╭──
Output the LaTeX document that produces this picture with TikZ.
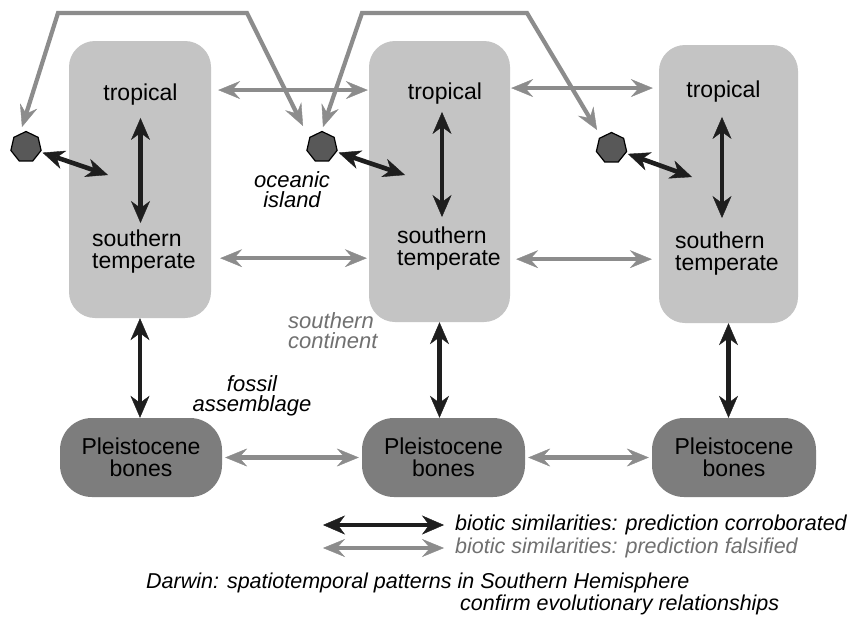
\documentclass[tikz,border=0pt]{standalone}
\usepackage{fontspec}
\setmainfont{Liberation Sans}
\usetikzlibrary{arrows.meta,shapes.geometric}
\definecolor{boxlight}{HTML}{C4C4C4}
\definecolor{boxdark}{HTML}{7D7D7D}
\definecolor{hexfill}{HTML}{585858}
\definecolor{arrblack}{HTML}{1E1E1E}
\definecolor{arrgray}{HTML}{8C8C8C}
\definecolor{txtgray}{HTML}{707070}
\begin{document}
\begin{tikzpicture}[x=1pt,y=-1pt,
  lightbox/.style={draw=none,fill=boxlight,rounded corners=26pt,inner sep=0pt},
  darkbox/.style={draw=none,fill=boxdark,rounded corners=32pt,inner sep=0pt,
    minimum height=79pt,align=center,font=\fontsize{23}{21.5}\selectfont},
  hexnode/.style={regular polygon,regular polygon sides=7,minimum size=31pt,
    inner sep=0pt,fill=hexfill,draw=black,line width=1.2pt},
  maintext/.style={inner sep=0pt,font=\fontsize{23}{21.5}\selectfont},
  labeltext/.style={inner sep=0pt,font=\fontsize{22}{20.5}\selectfont\itshape},
  legtext/.style={inner sep=0pt,font=\fontsize{21.5}{20}\selectfont\itshape},
  barrow/.style={draw=arrblack,line width=4.6pt,
    >={Stealth[length=22pt,width=19pt,inset=7pt,line width=0.4pt]},<->},
  garrow/.style={draw=arrgray,line width=4.2pt,line join=miter,
    >={Stealth[length=22pt,width=18pt,inset=8pt,line width=0.4pt]},<->}
]
\useasboundingbox[fill=white] (0,0) rectangle (851,616);

% light boxes
\node[lightbox,minimum width=142pt,minimum height=277pt] (bx1) at (140,179.5) {};
\node[lightbox,minimum width=141pt,minimum height=281pt] (bx2) at (439.5,181.5) {};
\node[lightbox,minimum width=139pt,minimum height=278pt] (bx3) at (728.5,184) {};

% texts in boxes
\node[maintext,anchor=base] (trop1) at (140.5,100) {tropical};
\node[maintext,anchor=base] (trop2) at (445,99) {tropical};
\node[maintext,anchor=base] (trop3) at (723.5,97) {tropical};
\node[maintext,anchor=north west,align=left] (so1) at (92,230) {southern\\temperate};
\node[maintext,anchor=north west,align=left] (so2) at (397,227) {southern\\temperate};
\node[maintext,anchor=north west,align=left] (so3) at (675,232) {southern\\temperate};

% Pleistocene boxes
\node[darkbox,minimum width=162pt] (pl1) at (141,457.5) {Pleistocene\\bones};
\node[darkbox,minimum width=163pt] (pl2) at (443.5,457.5) {Pleistocene\\bones};
\node[darkbox,minimum width=164pt] (pl3) at (734,457.5) {Pleistocene\\bones};

% islands
\node[hexnode] (hx1) at (26,147) {};
\node[hexnode] (hx2) at (322,147) {};
\node[hexnode] (hx3) at (611.5,148) {};

% labels
\node[labeltext,anchor=north,align=center] (ocean) at (292,171) {oceanic\\island};
\node[labeltext,anchor=north west,align=left,text=txtgray] (cont) at (288,312) {southern\\continent};
\node[labeltext,anchor=north,align=center] (fossil) at (252,375) {fossil\\assemblage};

% vertical black arrows inside boxes
\draw[barrow,shorten <=13pt,shorten >=7pt] (trop1.south) -- (trop1.south |- so1.north);
\draw[barrow,shorten <=8pt,shorten >=10pt] ([xshift=-3pt]trop2.south) -- ([xshift=-3pt]trop2.south |- so2.north);
\draw[barrow,shorten <=15pt,shorten >=14pt] ([xshift=-1.5pt]trop3.south) -- ([xshift=-1.5pt]trop3.south |- so3.north);

% vertical black arrows box -> bones
\draw[barrow] (bx1.south) -- (bx1.south |- pl1.north);
\draw[barrow] (bx2.south) -- (bx2.south |- pl2.north);
\draw[barrow] (bx3.south) -- (bx3.south |- pl3.north);

% island arrows
\coordinate (e1) at (108,175);
\coordinate (e2) at (405,175);
\coordinate (e3) at (692,177);
\draw[barrow,shorten <=2pt] (hx1) -- (e1);
\draw[barrow,shorten <=2pt] (hx2) -- (e2);
\draw[barrow,shorten <=2pt] (hx3) -- (e3);

% gray horizontal arrows
\draw[garrow,shorten <=7pt,shorten >=1pt] ([yshift=4pt]bx1.east |- trop1) -- ([yshift=4pt]bx2.west |- trop1);
\draw[garrow,shorten <=1pt,shorten >=6pt] ([yshift=3pt]bx2.east |- trop3) -- ([yshift=3pt]bx3.west |- trop3);
\draw[garrow,shorten <=9pt,shorten >=2pt] ([yshift=-6.5pt]bx1.east |- so1) -- ([yshift=-6.5pt]bx2.west |- so1);
\draw[garrow,shorten <=6pt,shorten >=7pt] ([yshift=-7.5pt]bx2.east |- so1) -- ([yshift=-7.5pt]bx3.west |- so1);
\draw[garrow,shorten <=3pt,shorten >=3pt] (pl1.east) -- (pl2.west);
\draw[garrow,shorten <=3pt,shorten >=3pt] (pl2.east) -- (pl3.west);

% gray top paths
\coordinate (tA1) at (22,127);
\coordinate (tA2) at (303,126);
\coordinate (tB1) at (323,127);
\coordinate (tB2) at (597,130);
\draw[garrow] (tA1) -- (58,13) -- (247,13) -- (tA2);
\draw[garrow] (tB1) -- (362,13) -- (527,13) -- (tB2);

% legend
\coordinate (lb1) at (323,525);
\coordinate (lb2) at (444,525);
\coordinate (lg1) at (323,548);
\coordinate (lg2) at (444,548);
\draw[barrow] (lb1) -- (lb2);
\draw[garrow] (lg1) -- (lg2);
\node[legtext,anchor=base west] (leg1) at (455,530) {biotic similarities: prediction corroborated};
\node[legtext,anchor=base west,text=txtgray] (leg2) at (455,553) {biotic similarities: prediction falsified};

% caption
\node[legtext,anchor=base west] (cap1) at (146,588) {Darwin: spatiotemporal patterns in Southern Hemisphere};
\node[legtext,anchor=base west] (cap2) at (460,610) {confirm evolutionary relationships};
\end{tikzpicture}
\end{document}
╰──
Transcribe exactly, with no pictures, the lines running from the first line of the material through the line holding "width=139pt,minimum height=278pt] (bx3)".

Expected answer:
Output the LaTeX document that produces this picture with TikZ.
\documentclass[tikz,border=0pt]{standalone}
\usepackage{fontspec}
\setmainfont{Liberation Sans}
\usetikzlibrary{arrows.meta,shapes.geometric}
\definecolor{boxlight}{HTML}{C4C4C4}
\definecolor{boxdark}{HTML}{7D7D7D}
\definecolor{hexfill}{HTML}{585858}
\definecolor{arrblack}{HTML}{1E1E1E}
\definecolor{arrgray}{HTML}{8C8C8C}
\definecolor{txtgray}{HTML}{707070}
\begin{document}
\begin{tikzpicture}[x=1pt,y=-1pt,
  lightbox/.style={draw=none,fill=boxlight,rounded corners=26pt,inner sep=0pt},
  darkbox/.style={draw=none,fill=boxdark,rounded corners=32pt,inner sep=0pt,
    minimum height=79pt,align=center,font=\fontsize{23}{21.5}\selectfont},
  hexnode/.style={regular polygon,regular polygon sides=7,minimum size=31pt,
    inner sep=0pt,fill=hexfill,draw=black,line width=1.2pt},
  maintext/.style={inner sep=0pt,font=\fontsize{23}{21.5}\selectfont},
  labeltext/.style={inner sep=0pt,font=\fontsize{22}{20.5}\selectfont\itshape},
  legtext/.style={inner sep=0pt,font=\fontsize{21.5}{20}\selectfont\itshape},
  barrow/.style={draw=arrblack,line width=4.6pt,
    >={Stealth[length=22pt,width=19pt,inset=7pt,line width=0.4pt]},<->},
  garrow/.style={draw=arrgray,line width=4.2pt,line join=miter,
    >={Stealth[length=22pt,width=18pt,inset=8pt,line width=0.4pt]},<->}
]
\useasboundingbox[fill=white] (0,0) rectangle (851,616);

% light boxes
\node[lightbox,minimum width=142pt,minimum height=277pt] (bx1) at (140,179.5) {};
\node[lightbox,minimum width=141pt,minimum height=281pt] (bx2) at (439.5,181.5) {};
\node[lightbox,minimum width=139pt,minimum height=278pt] (bx3) at (728.5,184) {};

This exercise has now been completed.